SET EXERCISE: Find the string "this" in the records. Copy every line it appears in.

□ □ □ □ □ □ □

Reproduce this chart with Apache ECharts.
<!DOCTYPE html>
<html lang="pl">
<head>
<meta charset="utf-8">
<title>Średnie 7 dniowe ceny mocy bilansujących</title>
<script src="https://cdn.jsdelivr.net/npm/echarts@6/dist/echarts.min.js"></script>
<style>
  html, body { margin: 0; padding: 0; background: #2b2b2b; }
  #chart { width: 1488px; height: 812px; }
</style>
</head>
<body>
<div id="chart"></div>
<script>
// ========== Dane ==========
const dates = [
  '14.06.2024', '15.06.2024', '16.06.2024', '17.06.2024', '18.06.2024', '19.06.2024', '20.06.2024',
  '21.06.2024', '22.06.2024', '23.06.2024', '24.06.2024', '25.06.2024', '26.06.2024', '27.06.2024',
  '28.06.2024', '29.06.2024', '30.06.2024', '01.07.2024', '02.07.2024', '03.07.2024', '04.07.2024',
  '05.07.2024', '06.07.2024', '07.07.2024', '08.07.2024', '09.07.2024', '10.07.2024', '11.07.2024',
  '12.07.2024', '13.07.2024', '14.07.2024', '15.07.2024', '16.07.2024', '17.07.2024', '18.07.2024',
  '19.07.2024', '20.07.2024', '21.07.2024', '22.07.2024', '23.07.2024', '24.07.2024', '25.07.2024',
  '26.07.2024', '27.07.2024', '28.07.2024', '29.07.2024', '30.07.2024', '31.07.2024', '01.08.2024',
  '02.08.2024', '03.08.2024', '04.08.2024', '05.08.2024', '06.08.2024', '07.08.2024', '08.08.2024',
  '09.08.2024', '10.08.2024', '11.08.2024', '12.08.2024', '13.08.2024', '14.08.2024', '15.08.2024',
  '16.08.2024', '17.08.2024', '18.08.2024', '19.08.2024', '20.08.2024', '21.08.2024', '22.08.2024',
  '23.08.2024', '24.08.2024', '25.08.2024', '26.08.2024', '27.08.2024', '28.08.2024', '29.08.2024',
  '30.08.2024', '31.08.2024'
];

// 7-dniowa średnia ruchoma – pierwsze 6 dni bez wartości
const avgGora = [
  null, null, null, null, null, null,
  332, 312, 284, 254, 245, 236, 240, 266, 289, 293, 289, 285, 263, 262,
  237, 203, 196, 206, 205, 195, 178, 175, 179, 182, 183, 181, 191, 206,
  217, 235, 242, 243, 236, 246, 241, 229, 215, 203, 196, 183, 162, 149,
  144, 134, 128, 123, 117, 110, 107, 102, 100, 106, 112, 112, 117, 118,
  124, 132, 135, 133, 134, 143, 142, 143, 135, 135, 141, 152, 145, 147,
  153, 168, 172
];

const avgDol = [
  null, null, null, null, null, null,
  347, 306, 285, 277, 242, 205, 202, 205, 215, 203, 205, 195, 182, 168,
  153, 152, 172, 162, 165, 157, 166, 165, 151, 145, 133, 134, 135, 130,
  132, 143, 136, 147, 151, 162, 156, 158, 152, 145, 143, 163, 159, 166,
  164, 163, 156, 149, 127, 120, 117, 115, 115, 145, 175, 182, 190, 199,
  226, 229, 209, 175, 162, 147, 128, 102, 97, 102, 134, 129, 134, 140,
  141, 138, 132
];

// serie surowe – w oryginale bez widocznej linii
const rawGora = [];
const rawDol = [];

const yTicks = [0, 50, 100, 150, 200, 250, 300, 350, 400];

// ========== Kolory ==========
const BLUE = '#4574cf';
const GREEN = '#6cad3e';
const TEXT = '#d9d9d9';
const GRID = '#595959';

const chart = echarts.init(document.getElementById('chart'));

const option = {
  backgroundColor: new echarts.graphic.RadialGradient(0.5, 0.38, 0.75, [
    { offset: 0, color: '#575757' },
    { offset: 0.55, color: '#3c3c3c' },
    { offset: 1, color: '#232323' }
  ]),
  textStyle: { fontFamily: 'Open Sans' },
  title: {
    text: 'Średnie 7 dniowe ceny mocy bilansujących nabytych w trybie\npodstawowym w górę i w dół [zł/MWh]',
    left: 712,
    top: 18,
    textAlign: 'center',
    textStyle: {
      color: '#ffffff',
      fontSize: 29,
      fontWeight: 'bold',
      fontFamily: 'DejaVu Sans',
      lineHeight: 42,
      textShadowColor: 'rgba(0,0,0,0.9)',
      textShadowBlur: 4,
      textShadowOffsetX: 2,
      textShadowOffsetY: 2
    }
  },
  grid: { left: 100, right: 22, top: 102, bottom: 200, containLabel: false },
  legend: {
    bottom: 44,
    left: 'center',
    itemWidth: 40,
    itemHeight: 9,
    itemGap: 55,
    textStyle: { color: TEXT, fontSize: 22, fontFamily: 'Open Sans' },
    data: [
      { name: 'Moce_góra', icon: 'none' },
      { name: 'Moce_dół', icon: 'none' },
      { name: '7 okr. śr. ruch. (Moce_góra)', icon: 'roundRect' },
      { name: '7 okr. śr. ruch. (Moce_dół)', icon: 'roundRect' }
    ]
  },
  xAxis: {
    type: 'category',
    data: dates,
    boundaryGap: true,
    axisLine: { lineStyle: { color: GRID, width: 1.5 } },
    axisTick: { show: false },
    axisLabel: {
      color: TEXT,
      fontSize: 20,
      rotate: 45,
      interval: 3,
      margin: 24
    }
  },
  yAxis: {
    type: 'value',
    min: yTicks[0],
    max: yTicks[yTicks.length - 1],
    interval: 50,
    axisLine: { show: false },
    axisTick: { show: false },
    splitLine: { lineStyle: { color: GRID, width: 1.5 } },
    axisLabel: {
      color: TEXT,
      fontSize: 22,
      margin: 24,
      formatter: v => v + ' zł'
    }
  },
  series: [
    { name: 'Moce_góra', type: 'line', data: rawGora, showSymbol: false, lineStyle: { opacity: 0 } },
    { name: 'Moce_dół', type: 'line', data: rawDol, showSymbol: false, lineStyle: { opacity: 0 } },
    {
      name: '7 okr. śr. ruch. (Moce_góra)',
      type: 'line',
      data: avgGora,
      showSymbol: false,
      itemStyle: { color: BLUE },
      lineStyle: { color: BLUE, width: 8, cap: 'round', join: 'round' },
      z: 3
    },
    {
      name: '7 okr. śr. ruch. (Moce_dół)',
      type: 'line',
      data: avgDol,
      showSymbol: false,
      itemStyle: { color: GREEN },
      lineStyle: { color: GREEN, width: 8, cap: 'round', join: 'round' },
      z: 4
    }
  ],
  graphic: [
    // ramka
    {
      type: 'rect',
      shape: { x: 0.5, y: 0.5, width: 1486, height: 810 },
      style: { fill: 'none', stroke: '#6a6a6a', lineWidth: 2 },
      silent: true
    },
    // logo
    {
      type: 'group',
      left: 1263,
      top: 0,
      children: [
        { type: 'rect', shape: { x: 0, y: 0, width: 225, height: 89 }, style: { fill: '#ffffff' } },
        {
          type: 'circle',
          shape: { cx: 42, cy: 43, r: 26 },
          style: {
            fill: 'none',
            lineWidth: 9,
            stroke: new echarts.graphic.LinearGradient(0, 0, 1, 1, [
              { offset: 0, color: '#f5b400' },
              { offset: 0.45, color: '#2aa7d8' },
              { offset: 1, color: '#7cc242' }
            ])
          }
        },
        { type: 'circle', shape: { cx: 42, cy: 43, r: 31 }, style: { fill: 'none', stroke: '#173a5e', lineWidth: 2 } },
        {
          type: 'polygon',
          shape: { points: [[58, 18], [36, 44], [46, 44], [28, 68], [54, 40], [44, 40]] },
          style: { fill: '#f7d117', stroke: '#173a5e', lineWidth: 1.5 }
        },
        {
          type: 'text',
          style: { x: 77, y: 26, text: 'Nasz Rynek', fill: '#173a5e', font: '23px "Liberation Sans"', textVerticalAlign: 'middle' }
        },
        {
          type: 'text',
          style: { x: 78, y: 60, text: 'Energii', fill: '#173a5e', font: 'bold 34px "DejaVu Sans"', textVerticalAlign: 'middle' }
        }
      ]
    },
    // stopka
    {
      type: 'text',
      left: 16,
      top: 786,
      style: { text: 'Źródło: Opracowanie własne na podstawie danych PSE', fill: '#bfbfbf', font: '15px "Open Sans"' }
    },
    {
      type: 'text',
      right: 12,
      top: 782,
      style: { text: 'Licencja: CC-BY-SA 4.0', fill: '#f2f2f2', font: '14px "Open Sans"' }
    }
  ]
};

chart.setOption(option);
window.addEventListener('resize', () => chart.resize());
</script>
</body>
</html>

□ □ □ □ □ □ □

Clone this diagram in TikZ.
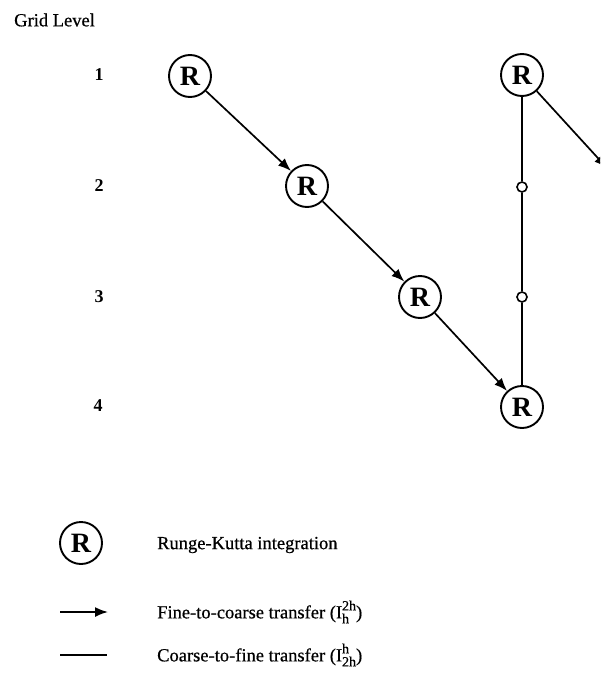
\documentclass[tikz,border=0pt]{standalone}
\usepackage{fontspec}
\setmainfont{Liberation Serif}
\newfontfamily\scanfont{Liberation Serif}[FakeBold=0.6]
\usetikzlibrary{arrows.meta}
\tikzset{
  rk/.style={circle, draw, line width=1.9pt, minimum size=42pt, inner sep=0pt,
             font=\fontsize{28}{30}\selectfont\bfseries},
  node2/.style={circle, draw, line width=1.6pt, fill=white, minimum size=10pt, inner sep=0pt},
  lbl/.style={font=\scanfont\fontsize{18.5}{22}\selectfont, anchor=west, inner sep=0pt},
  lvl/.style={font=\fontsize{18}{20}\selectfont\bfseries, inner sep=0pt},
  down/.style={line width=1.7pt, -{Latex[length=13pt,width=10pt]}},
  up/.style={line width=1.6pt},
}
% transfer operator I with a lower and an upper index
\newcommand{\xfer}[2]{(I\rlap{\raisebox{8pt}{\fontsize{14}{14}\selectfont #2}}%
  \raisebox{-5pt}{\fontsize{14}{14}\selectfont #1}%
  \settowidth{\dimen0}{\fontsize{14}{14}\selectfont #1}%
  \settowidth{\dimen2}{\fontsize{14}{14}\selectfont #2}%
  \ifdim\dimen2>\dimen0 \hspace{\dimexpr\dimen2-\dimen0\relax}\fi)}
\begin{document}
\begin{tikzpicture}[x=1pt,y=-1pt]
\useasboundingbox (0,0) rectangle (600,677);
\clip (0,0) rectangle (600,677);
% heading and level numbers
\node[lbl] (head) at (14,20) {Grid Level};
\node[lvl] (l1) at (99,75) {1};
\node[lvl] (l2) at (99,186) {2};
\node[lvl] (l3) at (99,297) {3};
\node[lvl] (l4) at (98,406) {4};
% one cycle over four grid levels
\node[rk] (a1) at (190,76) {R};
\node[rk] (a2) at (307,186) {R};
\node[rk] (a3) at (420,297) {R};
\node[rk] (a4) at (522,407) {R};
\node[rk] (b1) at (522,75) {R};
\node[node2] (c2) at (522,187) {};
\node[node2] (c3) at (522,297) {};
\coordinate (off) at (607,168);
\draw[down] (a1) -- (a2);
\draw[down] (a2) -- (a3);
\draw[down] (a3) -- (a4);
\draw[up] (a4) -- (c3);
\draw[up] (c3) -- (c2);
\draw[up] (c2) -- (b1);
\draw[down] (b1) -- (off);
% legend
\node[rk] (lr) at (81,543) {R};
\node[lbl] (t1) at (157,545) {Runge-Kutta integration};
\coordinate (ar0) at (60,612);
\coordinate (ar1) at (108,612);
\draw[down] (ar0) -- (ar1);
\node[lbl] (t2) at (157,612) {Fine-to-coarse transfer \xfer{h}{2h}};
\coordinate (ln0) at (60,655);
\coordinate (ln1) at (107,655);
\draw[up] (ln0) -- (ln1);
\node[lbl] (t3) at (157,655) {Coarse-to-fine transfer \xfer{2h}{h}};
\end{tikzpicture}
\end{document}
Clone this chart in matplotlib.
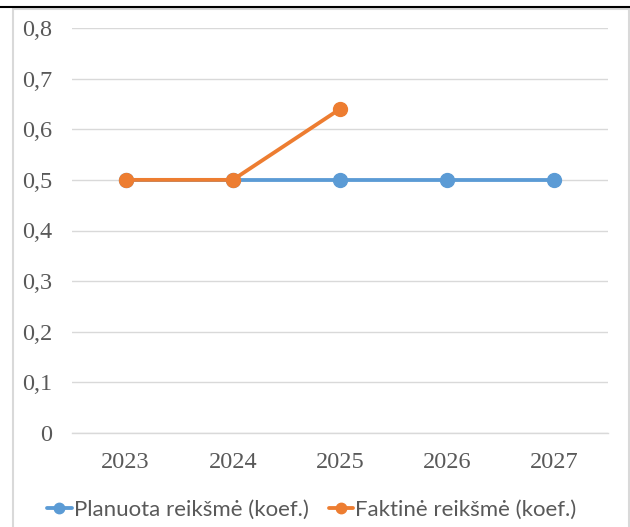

□ □ □ □ □ □ □

THE SOLUTION:
Reproduce this chart with Apache ECharts.
Clone this diagram in TikZ.
Clone this chart in matplotlib.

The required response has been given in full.